Raw data |
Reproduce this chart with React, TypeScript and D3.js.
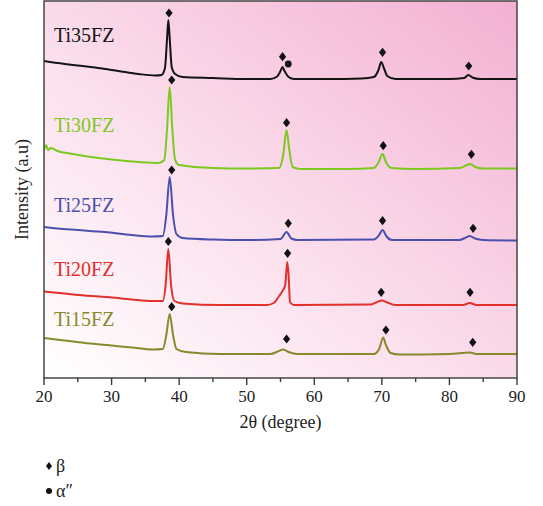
import React from "react";
import * as d3 from "d3";

// 2θ (degree), intensity (a.u.)
const ti35: [number, number][] = [
  [20, 3170], [22, 3150], [25, 3125], [28, 3100], [31, 3070], [34, 3040], [36.5, 3025], [37.4, 3030],
  [37.9, 3100], [38.2, 3380], [38.4, 3580], [38.6, 3400], [38.9, 3110], [39.4, 3040], [40.5, 3010],
  [45, 3000], [50, 2990], [53.5, 2990], [54.5, 3015], [55.0, 3070], [55.3, 3110], [55.6, 3070],
  [56.2, 3010], [57, 2990], [62, 2990], [67, 2995], [68.8, 3010], [69.5, 3080], [69.9, 3160],
  [70.3, 3100], [70.8, 3020], [72, 2990], [80, 2990], [82.2, 3000], [82.8, 3030], [83.4, 3005],
  [84.5, 2990], [90, 2990],
];
const ti30: [number, number][] = [
  [20, 2280], [20.3, 2330], [20.6, 2280], [21, 2300], [22, 2270], [24.3, 2240], [27, 2210], [30, 2185],
  [34, 2160], [37.0, 2150], [37.8, 2180], [38.2, 2480], [38.6, 2910], [39.0, 2480], [39.4, 2180],
  [40, 2130], [45, 2100], [50, 2095], [54.8, 2100], [55.4, 2230], [55.9, 2480], [56.3, 2280],
  [56.8, 2110], [58, 2090], [65, 2090], [68.8, 2100], [69.6, 2170], [70.1, 2240], [70.6, 2160],
  [71.4, 2100], [75, 2090], [81.5, 2100], [82.6, 2130], [83.1, 2140], [83.8, 2110], [85, 2095], [90, 2095],
];
const ti25: [number, number][] = [
  [20, 1510], [22, 1495], [25, 1480], [29, 1460], [33, 1430], [36, 1415], [37.6, 1420], [38.1, 1630],
  [38.6, 2010], [39.1, 1630], [39.6, 1440], [40.5, 1400], [45, 1385], [50, 1380], [55.0, 1390],
  [55.9, 1460], [56.6, 1395], [57.5, 1380], [68.8, 1385], [69.6, 1430], [70.1, 1480], [70.7, 1415],
  [71.5, 1380], [81.5, 1380], [82.3, 1400], [83.0, 1420], [83.8, 1395], [85, 1380], [90, 1375],
];
const ti20: [number, number][] = [
  [20, 865], [23, 845], [26, 825], [29.3, 810], [33, 785], [36, 770], [37.6, 770], [38.0, 930],
  [38.4, 1290], [38.8, 930], [39.3, 770], [40.5, 745], [46, 730], [53, 730], [54.0, 750], [54.8, 820],
  [55.3, 870], [55.7, 930], [56.0, 1160], [56.2, 1030], [56.4, 760], [57, 730], [68.3, 735],
  [69.3, 760], [70.0, 775], [70.8, 755], [72, 730], [82, 730], [83.0, 750], [84, 730], [90, 730],
];
const ti15: [number, number][] = [
  [20, 400], [23, 375], [26, 350], [29.3, 330], [33, 305], [36.1, 285], [37.6, 290], [38.1, 430],
  [38.6, 640], [39.1, 430], [39.6, 290], [41, 260], [46, 240], [53.5, 240], [54.6, 265], [55.4, 285],
  [56.2, 260], [57.5, 240], [68.8, 240], [69.6, 290], [70.2, 405], [70.6, 330], [71.3, 250],
  [72.5, 235], [80, 240], [83.0, 255], [84, 240], [90, 240],
];

const seriesNames = ["Ti35FZ", "Ti30FZ", "Ti25FZ", "Ti20FZ", "Ti15FZ"];
const seriesData = [ti35, ti30, ti25, ti20, ti15];
const seriesColors = ["#141414", "#7cc91f", "#4b50ae", "#e2302c", "#878a2c"];
const labelIntensity = [3360, 2460, 1660, 1020, 520];

// phase markers
const betaMarks: [number, number][] = [
  [38.5, 3650], [55.3, 3213], [70.1, 3257], [82.85, 3120],
  [38.9, 2980], [55.9, 2553], [70.2, 2323], [83.25, 2237],
  [38.9, 2080], [56.15, 1547], [70.1, 1573], [83.5, 1497],
  [38.4, 1365], [56.05, 1247], [69.9, 857], [83.05, 857],
  [38.9, 713], [55.9, 390], [70.6, 480], [83.45, 357],
];
const alphaMarks: [number, number][] = [[56.15, 3140]];

const xTicks = [20, 30, 40, 50, 60, 70, 80, 90];
const xMinorTicks = [25, 35, 45, 55, 65, 75, 85];

export default function App() {
  const W = 543, H = 506;
  const left = 44, right = 517, top = 1, bottom = 378;
  const x = d3.scaleLinear().domain([20, 90]).range([left, right]);
  const y = d3.scaleLinear().domain([0, 3770]).range([bottom, top]);
  const line = d3.line<[number, number]>().x(d => x(d[0])).y(d => y(d[1])).curve(d3.curveMonotoneX);
  const font = "'Liberation Serif', 'DejaVu Serif', serif";
  const diamond = (cx: number, cy: number, w: number, h: number) =>
    `M${cx},${cy - h}L${cx + w},${cy}L${cx},${cy + h}L${cx - w},${cy}Z`;

  return (
    <svg width={W} height={H} style={{ position: "absolute", left: 0, top: 0 }} fontFamily={font}>
      <defs>
        <linearGradient id="bg" x1="0" y1="1" x2="1" y2="0">
          <stop offset="0" stopColor="#ffffff" />
          <stop offset="0.45" stopColor="#fbdeec" />
          <stop offset="1" stopColor="#f3b0d1" />
        </linearGradient>
        <clipPath id="clip">
          <rect x={left} y={top} width={right - left} height={bottom - top} />
        </clipPath>
      </defs>
      <rect width={W} height={H} fill="#ffffff" />
      <rect x={left} y={top} width={right - left} height={bottom - top} fill="url(#bg)" />
      <g clipPath="url(#clip)">
        {seriesData.map((d, i) => (
          <path key={i} d={line(d) || ""} fill="none" stroke={seriesColors[i]} strokeWidth={2} strokeLinejoin="round" />
        ))}
      </g>
      {betaMarks.map((m, i) => (
        <path key={"b" + i} d={diamond(x(m[0]), y(m[1]), 3.6, 4.6)} fill="#111" />
      ))}
      {alphaMarks.map((m, i) => (
        <circle key={"a" + i} cx={x(m[0])} cy={y(m[1])} r={3.4} fill="#111" />
      ))}
      {seriesNames.map((n, i) => (
        <text key={n} x={54} y={y(labelIntensity[i])} fontSize={20} fill={seriesColors[i]}>{n}</text>
      ))}
      <rect x={left} y={top} width={right - left} height={bottom - top} fill="none" stroke="#3a3a3a" strokeWidth={1.4} />
      {xTicks.map(t => (
        <g key={t}>
          <line x1={x(t)} x2={x(t)} y1={bottom} y2={bottom + 7} stroke="#3a3a3a" strokeWidth={1.4} />
          <text x={x(t)} y={bottom + 24} fontSize={17} textAnchor="middle" fill="#222">{t}</text>
        </g>
      ))}
      {xMinorTicks.map(t => (
        <line key={t} x1={x(t)} x2={x(t)} y1={bottom} y2={bottom + 4} stroke="#3a3a3a" strokeWidth={1.4} />
      ))}
      <text x={(left + right) / 2} y={bottom + 50} fontSize={18} textAnchor="middle" fill="#222">2θ (degree)</text>
      <text transform={`translate(28,${(top + bottom) / 2}) rotate(-90)`} fontSize={18} textAnchor="middle" fill="#222">Intensity (a.u)</text>
      <path d={diamond(49, 466, 3, 4)} fill="#111" />
      <text x={56} y={472} fontSize={18} fill="#222">β</text>
      <circle cx={49} cy={491} r={3} fill="#111" />
      <text x={56} y={497} fontSize={18} fill="#222">α″</text>
    </svg>
  );
}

What you have to do | Which lines hold the string "React"? Copy all of them from the data above.

Worked answer |
Reproduce this chart with React, TypeScript and D3.js.
import React from "react";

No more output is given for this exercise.